‘Symbolically nested’ is a phrase I invented to distinguish two different types of nested model when writing my book about survey analysis. There has been at least one question on Stack Overflow about the phrase, so I think it’s worth explaining in a bit more detail.
Often, in math-stat discussions of nested models, you see the smaller model written with predictors \(X\) and coefficients \(\beta_X\) and the larger model written with predictors \((X,Z)\) and coefficients \((\gamma_X, \gamma_Z)\). The smaller model then corresponds to the restriction \(\gamma_Z=0\). Sometimes, people will use this setup and say there is no loss of generality, because any nested model can be rewritten in this form with some simple linear algebra. People who say that sort of thing tend to assume someone else will do the ‘simple linear algebra’.
If your model is already written so that the smaller model is obtained by setting some of the coefficients, \(\gamma_Z\), to zero, the computations are simpler. The simplification is perhaps most obvious for the Wald test. If we write \(V\) for the variance matrix of the parameter estimates, the Wald test simply involves the coefficient subvector \(\hat\gamma_Z\) and its variance matrix \(V_{ZZ}\). When the submodel doesn’t arise by just setting some \(\gamma\)s to zero, we need to work out a suitable contrast matrix.
From an implementation viewpoint, we need slightly more than having the submodel defined by setting some \(\gamma\)s to zero. We also need to know that the submodel is defined by setting some \(\gamma\)s to zero (and which ones). Two models are symbolically nested when you can do that without looking at the design matrices.
More precisely, assume we have representations of the two models in Wilkinson/Rogers notation1. The models are symbolically nested if we can determine from the representations that the models are nested and which coefficients need to be set to zero to obtain the submodel.
There are various reasons why nested models might fail to be symbolically nested. A simple one is that the variables have different names: if you have one observation per day, then day
and date
are the same variable. Another is transformations that lose information: a model with day_of_the_week
and a model with an indicator variable weekend
are nested. Another is variable expansion: a linear term in a numeric variable and a regression spline in that variable are nested.

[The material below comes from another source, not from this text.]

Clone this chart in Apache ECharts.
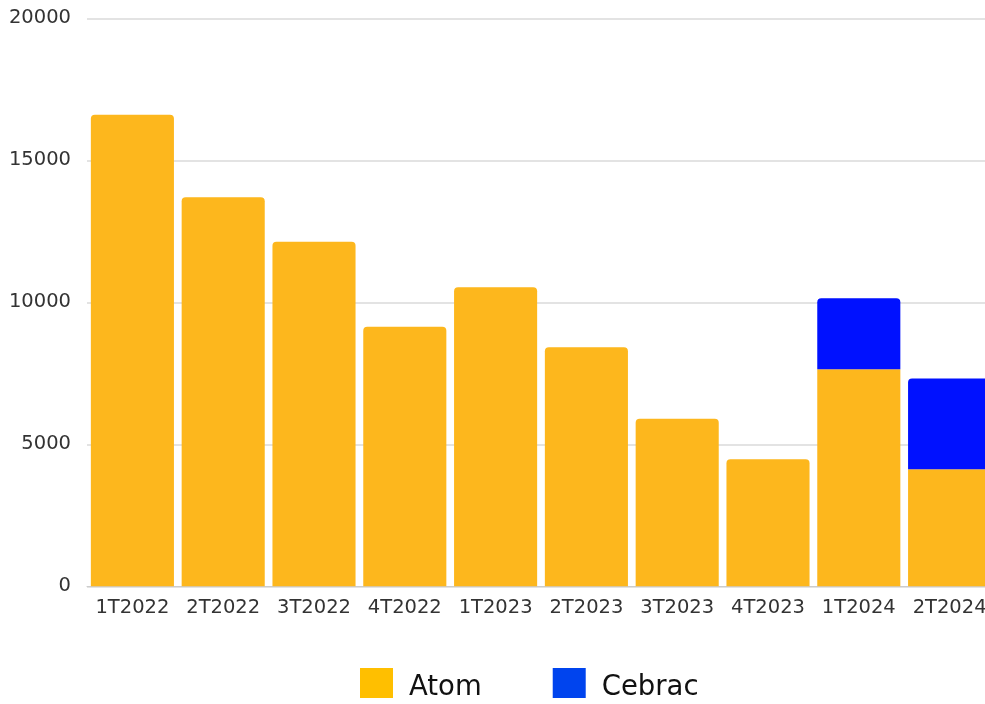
<!DOCTYPE html>
<html><head><meta charset="utf-8">
<script src="https://cdn.jsdelivr.net/npm/echarts@6/dist/echarts.min.js"></script>
<style>html,body{margin:0;padding:0;overflow:hidden;background:#fff;width:985px;height:704px}#c{width:1060px;height:720px}</style>
</head><body><div id="c"></div>
<script>
const categories = ['1T2022','2T2022','3T2022','4T2022','1T2023','2T2023','3T2023','4T2023','1T2024','2T2024'];
const atom = [16600, 13700, 12130, 9140, 10530, 8420, 5900, 4470, 7640, 4120];
const cebrac = [null, null, null, null, null, null, null, null, 2500, 3200];
const yTicks = [0, 5000, 10000, 15000, 20000];

const chart = echarts.init(document.getElementById('c'), null, {renderer:'canvas'});
const atomData = atom.map((v,i)=>({value:v, itemStyle:{borderRadius: cebrac[i]==null ? [4,4,0,0] : 0}}));
chart.setOption({
  animation:false,
  grid:{left:87, top:18.3, width:908, height:568, containLabel:false},
  legend:{
    left:360, top:664, padding:0, itemWidth:33, itemHeight:30, itemGap:71,
    icon:'rect',
    textStyle:{fontFamily:'DejaVu Sans', fontSize:27.5, lineHeight:30, color:'#111', padding:[0,0,0,11],
      rich:{a:{fontFamily:'DejaVu Sans', fontSize:27.5, lineHeight:30, padding:[10,0,0,0], color:'#111'}}},
    formatter:name=>'{a|'+name+'}',
    data:[{name:'Atom', itemStyle:{color:'#FFBF00'}},{name:'Cebrac', itemStyle:{color:'#0044EE'}}]
  },
  xAxis:{type:'category', data:categories,
    axisLine:{lineStyle:{color:'#cccccc', width:1}}, axisTick:{show:false},
    axisLabel:{fontFamily:'DejaVu Sans', fontSize:19.5, color:'#333', margin:12, interval:0}},
  yAxis:{type:'value', min:yTicks[0], max:yTicks[yTicks.length-1], interval:5000,
    axisLine:{show:false}, axisTick:{show:false},
    splitLine:{lineStyle:{color:'#e3e3e3', width:2}},
    axisLabel:{fontFamily:'DejaVu Sans', fontSize:19.5, color:'#333', margin:16, formatter:v=>String(v)}},
  series:[
    {name:'Atom', type:'bar', stack:'t', data:atomData, barCategoryGap:'8.5%', itemStyle:{color:'#FDB71D'}},
    {name:'Cebrac', type:'bar', stack:'t', data:cebrac, itemStyle:{color:'#0011FF', borderRadius:[4,4,0,0]}}
  ]
});
</script></body></html>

In ordinary model-based inference, symbolically nested models are helpful for the Wald and score tests. They don’t matter for the likelihood ratio test, whose computation (as well as its value) doesn’t depend on the parametrisation. Unfortunately, when analysing complex surveys, the computations for Rao-Scott working likelihood ratio test do depend on the parametrisation of the model and it does help if the models are symbolically nested.